Lettere ad Avvenire. Troppa attenzione a cani e gatti? Ma l'emergenza è demografica
Caro Avvenire, il 12 aprile ho letto con gusto la lettera con risposta sulla scarsa attenzione per i bambini e lo svilupparsi dell’impegno a gestire i cani come elementi costituenti della famiglia, al punto che persino nel nome sembra siano sostituti dei figli: una signora che incontro quasi ogni giorno ha chiamato il suo cane Andrea e gli parla camminando come potrebbe fare con un nipotino. La mia città, che sembra avere un primato nel rapporto cani-abitanti, continua a creare aree di sgambamento, immagino a spese di tutta la comunità, ma non riesce a evitare che i proprietari portino gli animali a passeggio nelle strade centrali, quasi per una necessità di esibirli, ma non riuscendo a evitare che i resti degli escrementi sporchino lo spazio comune. Conosco anch’io, andando di frequente in Francia per ragioni di famiglia, l’amarezza che si prova a ogni ritorno a casa, vedendo le differenze di pulizia dei parchi, delle strade e delle spiagge: Oltralpe durante la stagione balneare, per quello che ho potuto vedere, è proibito l’accesso dei cani nei bagni attrezzati, mentre in Romagna esistono spiagge apposite. Persino in chiesa oramai i parroci sono obbligati a lasciar entrare i cani, per poi essere costretti a raccogliere gli escrementi che vengono lasciati: ho visto personalmente il prete della mia parrocchia intento a questa pulizia. Grazie quindi per aver trattato questo argomento che normalmente è “proibito” per non disturbare i tanti lettori proprietari affezionati dei loro cani: per parecchi anni ho regolarmente scritto su un quotidiano locale come pubblicista e mai un mio articolo è stato censurato, salvo la volta che ne ho proposto uno che trattava questi argomenti. E per strada guai permettersi un’osservazione per i casi più “vergognosi”, perché si rischia di venire offesi.
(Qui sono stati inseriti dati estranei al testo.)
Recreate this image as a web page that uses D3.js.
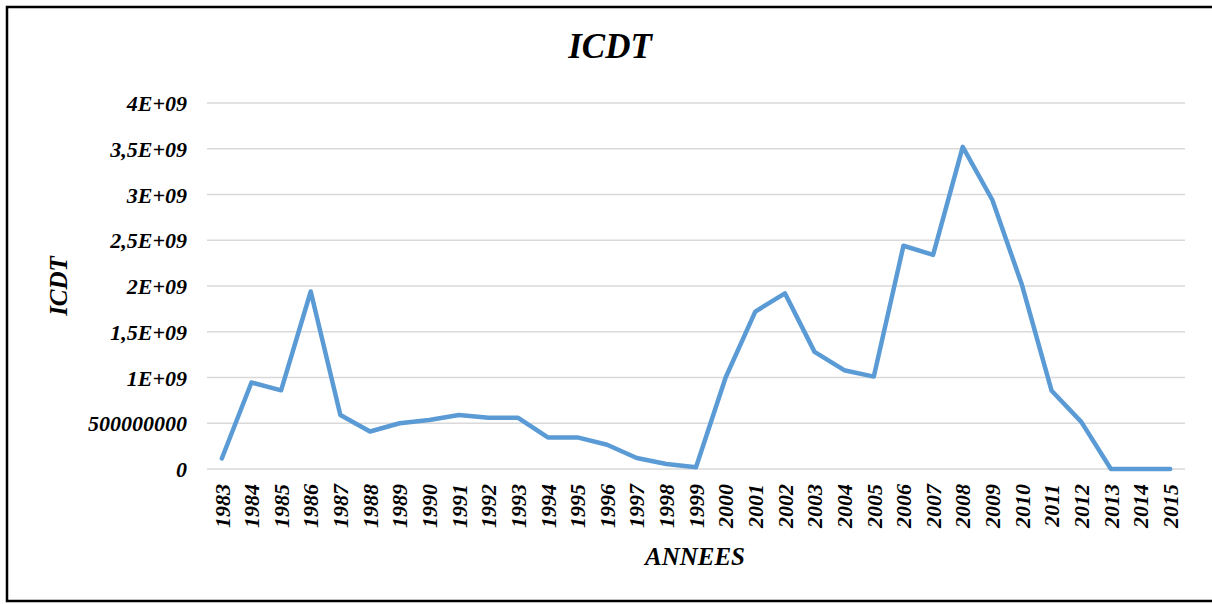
<!DOCTYPE html>
<html>
<head>
<meta charset="utf-8">
<script src="https://cdn.jsdelivr.net/npm/d3@7"></script>
<style>
    body { margin: 0; background: #fff; }
    text { font-family: "Liberation Serif", "Times New Roman", serif; font-weight: bold; font-style: italic; fill: #000; }
</style>
</head>
<body>
<svg id="chart" width="1212" height="604"></svg>
<script>
// years on the x axis
const years = [1983, 1984, 1985, 1986, 1987, 1988, 1989, 1990, 1991, 1992, 1993,
    1994, 1995, 1996, 1997, 1998, 1999, 2000, 2001, 2002, 2003, 2004,
    2005, 2006, 2007, 2008, 2009, 2010, 2011, 2012, 2013, 2014, 2015];

// ICDT values
const icdt = [1.15e8, 9.45e8, 8.6e8, 1.94e9, 5.9e8, 4.1e8, 5.0e8, 5.35e8, 5.9e8, 5.6e8, 5.6e8,
    3.45e8, 3.45e8, 2.65e8, 1.2e8, 5.5e7, 2e7, 1.0e9, 1.72e9, 1.92e9, 1.28e9, 1.08e9,
    1.01e9, 2.44e9, 2.34e9, 3.52e9, 2.94e9, 2.01e9, 8.55e8, 5.15e8, 0, 0, 0];

const yTicks = [0, 5e8, 1e9, 1.5e9, 2e9, 2.5e9, 3e9, 3.5e9, 4e9];
const yTickLabels = ["0", "500000000", "1E+09", "1,5E+09", "2E+09", "2,5E+09", "3E+09", "3,5E+09", "4E+09"];

const svg = d3.select("#chart");

// frame round the figure
svg.append("rect")
    .attr("x", 7).attr("y", 7)
    .attr("width", 1210).attr("height", 594)
    .attr("fill", "none")
    .attr("stroke", "#000")
    .attr("stroke-width", 2.5);

const plotLeft = 207, plotRight = 1185, plotTop = 103, plotBottom = 469;

const x = d3.scaleBand().domain(years).range([plotLeft, plotRight]);
const y = d3.scaleLinear().domain([0, 4e9]).range([plotBottom, plotTop]);

// gridlines
svg.append("g")
    .selectAll("line")
    .data(yTicks)
    .join("line")
    .attr("x1", plotLeft).attr("x2", plotRight)
    .attr("y1", d => y(d)).attr("y2", d => y(d))
    .attr("stroke", "#d9d9d9")
    .attr("stroke-width", 1.5);

// y axis labels
const yAxis = svg.append("g")
    .attr("transform", "translate(" + 187 + ",0)")
    .call(d3.axisLeft(y).tickValues(yTicks).tickSize(0).tickPadding(0)
        .tickFormat((d, i) => yTickLabels[i]));
yAxis.select(".domain").remove();
yAxis.selectAll("text")
    .style("font-family", "Liberation Serif")
    .style("font-size", "22px")
    .attr("dy", "0.35em");

// x axis labels, turned on their side
const xAxis = svg.append("g")
    .attr("transform", "translate(0," + 484 + ")")
    .call(d3.axisBottom(x).tickSize(0).tickPadding(0));
xAxis.select(".domain").remove();
xAxis.selectAll("text")
    .style("font-family", "Liberation Serif")
    .style("font-size", "22px")
    .attr("text-anchor", "end")
    .attr("transform", "rotate(-90)")
    .attr("x", 0)
    .attr("y", 0)
    .attr("dy", "0.35em");

// the series line
const line = d3.line()
    .x((d, i) => x(years[i]) + x.bandwidth() / 2)
    .y(d => y(d));

svg.append("path")
    .datum(icdt)
    .attr("d", line)
    .attr("fill", "none")
    .attr("stroke", "#5b9bd5")
    .attr("stroke-width", 4.5)
    .attr("stroke-linejoin", "round")
    .attr("stroke-linecap", "round");

// titles
svg.append("text")
    .attr("x", 610).attr("y", 58)
    .attr("text-anchor", "middle")
    .style("font-size", "35px")
    .text("ICDT");

svg.append("text")
    .attr("transform", "translate(67,286)rotate(-90)")
    .attr("text-anchor", "middle")
    .style("font-size", "25px")
    .text("ICDT");

svg.append("text")
    .attr("x", 695).attr("y", 565)
    .attr("text-anchor", "middle")
    .style("font-size", "25px")
    .text("ANNEES");
</script>
</body>
</html>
G. Bonali CremonaGentile signor Bonali, in quella mia risposta parlavo della drammaticità del problema demografico in Italia, e di come almeno a Milano sia facile osservare che nei parchi pubblici ci sono più cani che bambini, e addirittura cani chiamati con nomi da bambini. Questione, quella demografica, nodale, per la gravità delle scelte cui le giovani famiglie si trovano davanti e per le sue conseguenze sulla vita del Paese. Tuttavia, mi perdoni, noto nella sua lettera un accento antianimalista che io non condivido. Per dirla semplicemente: il problema è che nascono pochi bambini, non che tanta gente ama i cani. Non è la prima volta che mi trovo ad avvertire, tra cattolici, una sorta di fastidio verso gli animali domestici, rimproverando come si dedichino loro troppe attenzioni, che non meritano. Ora, vedo anche io le anziane signore che vezzeggiano un cagnolino come un nipote, e mi sembra triste. Tuttavia poi mi domando come mai non c’è, quel nipote, perché non è venuto al mondo. E se penso alla solitudine di certe vecchiaie mi dico che almeno quel cane non lascia del tutto sola una persona che, di fatto, lo è. Un amico sacerdote mi raccontò che un giorno era andato per la benedizione natalizia in casa di una vecchia vedova. Nelle stanze ordinatissime e silenziose la donna quasi si era messa a piangere: «Lei sa, reverendo, che quelli, per tutto il giorno, sono gli unici occhi che mi guardano?», e aveva indicato le pupille verdi di un gatto, su una poltrona. Certo, che nessuno dovrebbe essere tanto solo. Ma di fatto non va così. E quanti cani e gatti alleviano umilmente le nostre solitudini, non chiedendo in cambio che una carezza! Provi, signor Bonali, a guardarli con più benevolenza: si accorgerà di quale fedeltà e affetto è capace un cane, di che compagno di giochi sa essere per un bambino. E i gatti? Come sono enigmatici e belli, piccole tigri domestiche che si aggirano per le nostre case. Insomma, io non capisco perché se si amano gli uomini non si debbano amare gli animali. A me paiono un così grande dono di Dio (e se sporcano, i maleducati sono i padroni...) Mi dispiace se la ho delusa, signor Bonali, ma devo confessarle che noi, mio marito, io e i tre figli, conviviamo da anni con tre gatti e un cane, tutti trovati per strada. E quanta allegria e tenerezza ci hanno dato, queste creature che per qualcuno non valgono niente!